[THE PROBLEM]
Give again, word for word, each line from the top of the listing through the line that holds "YMIN, YMAX = -0.5, 4.9".

# start of DATA SHOWN

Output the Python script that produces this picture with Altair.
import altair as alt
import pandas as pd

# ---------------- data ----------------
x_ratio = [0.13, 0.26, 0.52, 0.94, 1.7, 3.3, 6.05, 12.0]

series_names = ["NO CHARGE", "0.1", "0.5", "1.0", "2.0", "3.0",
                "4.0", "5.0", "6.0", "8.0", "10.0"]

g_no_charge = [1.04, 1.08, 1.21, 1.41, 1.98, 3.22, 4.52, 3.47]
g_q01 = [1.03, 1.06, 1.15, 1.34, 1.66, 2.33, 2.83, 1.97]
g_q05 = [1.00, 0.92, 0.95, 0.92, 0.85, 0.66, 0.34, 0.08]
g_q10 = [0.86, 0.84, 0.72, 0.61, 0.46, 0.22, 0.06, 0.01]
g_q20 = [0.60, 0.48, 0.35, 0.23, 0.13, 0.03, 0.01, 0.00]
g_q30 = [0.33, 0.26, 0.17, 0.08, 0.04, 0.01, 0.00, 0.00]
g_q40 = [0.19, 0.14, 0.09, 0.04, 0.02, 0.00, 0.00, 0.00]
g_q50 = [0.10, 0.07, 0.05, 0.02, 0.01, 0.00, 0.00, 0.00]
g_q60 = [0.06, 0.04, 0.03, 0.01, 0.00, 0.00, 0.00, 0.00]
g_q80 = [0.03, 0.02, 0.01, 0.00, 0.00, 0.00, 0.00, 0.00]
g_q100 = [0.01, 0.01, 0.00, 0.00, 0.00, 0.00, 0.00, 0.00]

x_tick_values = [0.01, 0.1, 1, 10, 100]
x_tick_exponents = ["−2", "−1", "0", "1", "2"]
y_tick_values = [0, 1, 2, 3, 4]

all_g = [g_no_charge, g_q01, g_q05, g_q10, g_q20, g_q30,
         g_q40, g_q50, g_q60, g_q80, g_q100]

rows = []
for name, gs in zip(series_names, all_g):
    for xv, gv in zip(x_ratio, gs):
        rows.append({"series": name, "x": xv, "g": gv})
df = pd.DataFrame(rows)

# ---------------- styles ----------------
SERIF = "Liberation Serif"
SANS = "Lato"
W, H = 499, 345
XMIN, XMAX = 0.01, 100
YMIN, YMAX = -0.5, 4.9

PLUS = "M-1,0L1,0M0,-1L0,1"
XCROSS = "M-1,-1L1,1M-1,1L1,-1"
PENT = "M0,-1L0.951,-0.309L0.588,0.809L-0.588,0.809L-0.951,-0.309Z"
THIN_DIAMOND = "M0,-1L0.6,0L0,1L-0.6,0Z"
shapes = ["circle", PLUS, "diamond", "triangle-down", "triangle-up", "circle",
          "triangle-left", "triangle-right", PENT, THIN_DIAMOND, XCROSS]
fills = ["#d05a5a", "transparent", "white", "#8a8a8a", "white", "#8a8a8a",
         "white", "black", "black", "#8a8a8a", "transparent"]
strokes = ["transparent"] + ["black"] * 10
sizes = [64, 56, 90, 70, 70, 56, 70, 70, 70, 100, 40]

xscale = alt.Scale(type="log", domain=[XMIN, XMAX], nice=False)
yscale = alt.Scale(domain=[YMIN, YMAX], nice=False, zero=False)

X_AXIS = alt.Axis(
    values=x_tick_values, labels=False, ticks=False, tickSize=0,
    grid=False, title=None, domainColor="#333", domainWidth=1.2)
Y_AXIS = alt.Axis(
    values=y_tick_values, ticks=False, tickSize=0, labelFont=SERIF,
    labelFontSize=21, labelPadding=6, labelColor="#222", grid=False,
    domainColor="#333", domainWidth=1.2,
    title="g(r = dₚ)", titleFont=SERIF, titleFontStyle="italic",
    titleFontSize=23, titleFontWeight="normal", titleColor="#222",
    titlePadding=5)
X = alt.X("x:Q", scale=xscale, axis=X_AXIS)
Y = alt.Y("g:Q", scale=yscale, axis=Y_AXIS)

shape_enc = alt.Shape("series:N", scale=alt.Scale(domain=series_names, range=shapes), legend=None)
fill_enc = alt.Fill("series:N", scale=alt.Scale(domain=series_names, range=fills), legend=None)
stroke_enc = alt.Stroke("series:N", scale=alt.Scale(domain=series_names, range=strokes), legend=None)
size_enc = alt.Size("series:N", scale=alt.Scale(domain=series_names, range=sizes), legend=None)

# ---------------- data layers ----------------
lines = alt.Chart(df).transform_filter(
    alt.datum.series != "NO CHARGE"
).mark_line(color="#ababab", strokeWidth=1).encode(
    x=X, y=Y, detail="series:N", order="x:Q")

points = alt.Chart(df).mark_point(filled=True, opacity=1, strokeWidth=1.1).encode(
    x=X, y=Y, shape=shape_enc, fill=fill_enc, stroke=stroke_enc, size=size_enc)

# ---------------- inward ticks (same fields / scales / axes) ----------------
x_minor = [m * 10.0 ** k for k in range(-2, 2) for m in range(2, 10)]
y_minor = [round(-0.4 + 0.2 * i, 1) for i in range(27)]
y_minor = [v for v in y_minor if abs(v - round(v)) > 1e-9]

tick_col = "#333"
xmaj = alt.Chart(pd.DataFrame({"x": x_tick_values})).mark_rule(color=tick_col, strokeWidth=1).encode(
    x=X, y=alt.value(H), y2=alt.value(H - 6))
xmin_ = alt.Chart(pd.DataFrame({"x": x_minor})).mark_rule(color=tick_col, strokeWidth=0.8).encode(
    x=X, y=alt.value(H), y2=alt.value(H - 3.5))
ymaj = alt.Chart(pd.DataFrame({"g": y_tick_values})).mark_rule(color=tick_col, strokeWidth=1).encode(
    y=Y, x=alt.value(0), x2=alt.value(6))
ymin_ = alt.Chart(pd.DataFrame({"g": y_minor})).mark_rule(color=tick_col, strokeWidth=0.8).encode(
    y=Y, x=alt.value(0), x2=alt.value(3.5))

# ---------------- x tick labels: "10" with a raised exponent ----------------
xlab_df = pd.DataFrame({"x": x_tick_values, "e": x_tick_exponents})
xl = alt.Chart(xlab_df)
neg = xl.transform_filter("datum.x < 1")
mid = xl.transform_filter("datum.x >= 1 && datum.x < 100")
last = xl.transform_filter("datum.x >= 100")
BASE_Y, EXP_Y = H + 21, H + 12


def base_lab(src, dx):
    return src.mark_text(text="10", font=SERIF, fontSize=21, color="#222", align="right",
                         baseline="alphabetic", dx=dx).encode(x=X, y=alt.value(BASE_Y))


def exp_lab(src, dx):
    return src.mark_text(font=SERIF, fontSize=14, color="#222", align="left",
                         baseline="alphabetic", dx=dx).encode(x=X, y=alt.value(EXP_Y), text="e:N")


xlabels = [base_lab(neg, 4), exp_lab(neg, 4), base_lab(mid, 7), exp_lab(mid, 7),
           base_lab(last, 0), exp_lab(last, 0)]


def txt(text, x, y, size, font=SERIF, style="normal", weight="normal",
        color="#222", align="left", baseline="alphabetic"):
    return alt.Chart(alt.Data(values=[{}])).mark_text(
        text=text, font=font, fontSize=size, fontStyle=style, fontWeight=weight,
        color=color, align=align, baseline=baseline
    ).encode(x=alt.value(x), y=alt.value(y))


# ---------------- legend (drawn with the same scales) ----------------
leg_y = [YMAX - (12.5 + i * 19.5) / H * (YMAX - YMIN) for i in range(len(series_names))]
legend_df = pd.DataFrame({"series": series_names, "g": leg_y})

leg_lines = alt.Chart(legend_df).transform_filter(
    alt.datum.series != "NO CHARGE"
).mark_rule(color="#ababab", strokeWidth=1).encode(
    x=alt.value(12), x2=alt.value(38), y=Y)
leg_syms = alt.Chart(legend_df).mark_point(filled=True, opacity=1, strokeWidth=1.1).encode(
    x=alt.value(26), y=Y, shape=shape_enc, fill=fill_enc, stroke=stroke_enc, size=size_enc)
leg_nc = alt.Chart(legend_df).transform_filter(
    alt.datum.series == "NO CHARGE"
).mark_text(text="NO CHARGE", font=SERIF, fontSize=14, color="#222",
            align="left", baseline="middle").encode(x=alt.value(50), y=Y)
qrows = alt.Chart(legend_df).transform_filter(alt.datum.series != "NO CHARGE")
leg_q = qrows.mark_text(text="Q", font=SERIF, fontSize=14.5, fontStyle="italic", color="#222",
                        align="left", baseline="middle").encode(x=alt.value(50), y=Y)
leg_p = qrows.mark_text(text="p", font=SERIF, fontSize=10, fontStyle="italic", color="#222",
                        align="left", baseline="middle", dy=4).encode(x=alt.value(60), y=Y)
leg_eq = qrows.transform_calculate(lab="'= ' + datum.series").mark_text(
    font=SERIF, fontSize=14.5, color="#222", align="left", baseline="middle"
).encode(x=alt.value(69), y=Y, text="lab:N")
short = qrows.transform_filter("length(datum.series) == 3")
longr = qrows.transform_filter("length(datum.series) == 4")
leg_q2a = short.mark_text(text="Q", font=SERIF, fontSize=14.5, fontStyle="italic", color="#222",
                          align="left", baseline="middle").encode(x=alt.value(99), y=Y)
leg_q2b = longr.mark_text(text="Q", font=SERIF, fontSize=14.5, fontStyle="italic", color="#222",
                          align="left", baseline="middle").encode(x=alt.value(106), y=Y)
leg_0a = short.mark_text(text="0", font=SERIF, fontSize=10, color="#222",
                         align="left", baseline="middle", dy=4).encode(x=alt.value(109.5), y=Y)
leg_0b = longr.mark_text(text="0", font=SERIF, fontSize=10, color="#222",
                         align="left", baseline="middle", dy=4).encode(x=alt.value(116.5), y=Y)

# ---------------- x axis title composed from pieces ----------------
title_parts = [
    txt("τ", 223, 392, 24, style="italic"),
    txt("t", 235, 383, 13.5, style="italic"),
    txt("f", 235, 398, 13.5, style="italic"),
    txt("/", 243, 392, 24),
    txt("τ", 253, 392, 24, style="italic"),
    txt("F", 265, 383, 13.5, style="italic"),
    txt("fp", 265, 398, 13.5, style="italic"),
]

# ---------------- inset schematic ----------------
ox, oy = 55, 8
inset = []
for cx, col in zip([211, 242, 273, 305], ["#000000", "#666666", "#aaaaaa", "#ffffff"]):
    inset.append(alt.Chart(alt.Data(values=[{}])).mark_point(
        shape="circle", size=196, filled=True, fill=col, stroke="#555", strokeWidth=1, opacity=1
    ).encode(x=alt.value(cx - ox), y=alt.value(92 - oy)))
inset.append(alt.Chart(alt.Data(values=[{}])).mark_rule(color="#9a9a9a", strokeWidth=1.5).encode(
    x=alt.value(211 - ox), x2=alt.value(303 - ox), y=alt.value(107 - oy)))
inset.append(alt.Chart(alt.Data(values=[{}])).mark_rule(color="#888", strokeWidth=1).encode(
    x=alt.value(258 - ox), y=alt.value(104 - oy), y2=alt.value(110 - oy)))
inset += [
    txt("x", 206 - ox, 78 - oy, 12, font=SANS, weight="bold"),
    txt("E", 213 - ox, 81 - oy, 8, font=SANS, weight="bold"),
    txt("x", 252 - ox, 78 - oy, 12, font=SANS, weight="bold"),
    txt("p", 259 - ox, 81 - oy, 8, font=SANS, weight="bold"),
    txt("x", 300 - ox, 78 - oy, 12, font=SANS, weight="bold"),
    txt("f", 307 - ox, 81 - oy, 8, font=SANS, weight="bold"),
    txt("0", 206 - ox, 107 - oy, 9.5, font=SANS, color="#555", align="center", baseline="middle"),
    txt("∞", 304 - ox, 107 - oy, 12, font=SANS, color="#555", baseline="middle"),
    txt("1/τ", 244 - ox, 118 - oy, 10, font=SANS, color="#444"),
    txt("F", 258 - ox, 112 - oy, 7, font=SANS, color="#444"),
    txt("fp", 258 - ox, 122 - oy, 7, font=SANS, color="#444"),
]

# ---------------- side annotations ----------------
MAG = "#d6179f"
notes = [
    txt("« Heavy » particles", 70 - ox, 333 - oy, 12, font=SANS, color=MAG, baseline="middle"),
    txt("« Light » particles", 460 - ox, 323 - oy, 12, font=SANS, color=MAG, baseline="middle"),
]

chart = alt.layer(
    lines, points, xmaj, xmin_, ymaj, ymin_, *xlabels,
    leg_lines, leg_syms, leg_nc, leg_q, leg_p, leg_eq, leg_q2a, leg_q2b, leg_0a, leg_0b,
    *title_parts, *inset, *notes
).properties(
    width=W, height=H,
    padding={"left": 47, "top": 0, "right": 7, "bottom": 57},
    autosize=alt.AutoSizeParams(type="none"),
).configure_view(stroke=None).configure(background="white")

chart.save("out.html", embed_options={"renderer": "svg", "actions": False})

# end of DATA SHOWN

[EXERCISE SOLUTION]
Output the Python script that produces this picture with Altair.
import altair as alt
import pandas as pd

# ---------------- data ----------------
x_ratio = [0.13, 0.26, 0.52, 0.94, 1.7, 3.3, 6.05, 12.0]

series_names = ["NO CHARGE", "0.1", "0.5", "1.0", "2.0", "3.0",
                "4.0", "5.0", "6.0", "8.0", "10.0"]

g_no_charge = [1.04, 1.08, 1.21, 1.41, 1.98, 3.22, 4.52, 3.47]
g_q01 = [1.03, 1.06, 1.15, 1.34, 1.66, 2.33, 2.83, 1.97]
g_q05 = [1.00, 0.92, 0.95, 0.92, 0.85, 0.66, 0.34, 0.08]
g_q10 = [0.86, 0.84, 0.72, 0.61, 0.46, 0.22, 0.06, 0.01]
g_q20 = [0.60, 0.48, 0.35, 0.23, 0.13, 0.03, 0.01, 0.00]
g_q30 = [0.33, 0.26, 0.17, 0.08, 0.04, 0.01, 0.00, 0.00]
g_q40 = [0.19, 0.14, 0.09, 0.04, 0.02, 0.00, 0.00, 0.00]
g_q50 = [0.10, 0.07, 0.05, 0.02, 0.01, 0.00, 0.00, 0.00]
g_q60 = [0.06, 0.04, 0.03, 0.01, 0.00, 0.00, 0.00, 0.00]
g_q80 = [0.03, 0.02, 0.01, 0.00, 0.00, 0.00, 0.00, 0.00]
g_q100 = [0.01, 0.01, 0.00, 0.00, 0.00, 0.00, 0.00, 0.00]

x_tick_values = [0.01, 0.1, 1, 10, 100]
x_tick_exponents = ["−2", "−1", "0", "1", "2"]
y_tick_values = [0, 1, 2, 3, 4]

all_g = [g_no_charge, g_q01, g_q05, g_q10, g_q20, g_q30,
         g_q40, g_q50, g_q60, g_q80, g_q100]

rows = []
for name, gs in zip(series_names, all_g):
    for xv, gv in zip(x_ratio, gs):
        rows.append({"series": name, "x": xv, "g": gv})
df = pd.DataFrame(rows)

# ---------------- styles ----------------
SERIF = "Liberation Serif"
SANS = "Lato"
W, H = 499, 345
XMIN, XMAX = 0.01, 100
YMIN, YMAX = -0.5, 4.9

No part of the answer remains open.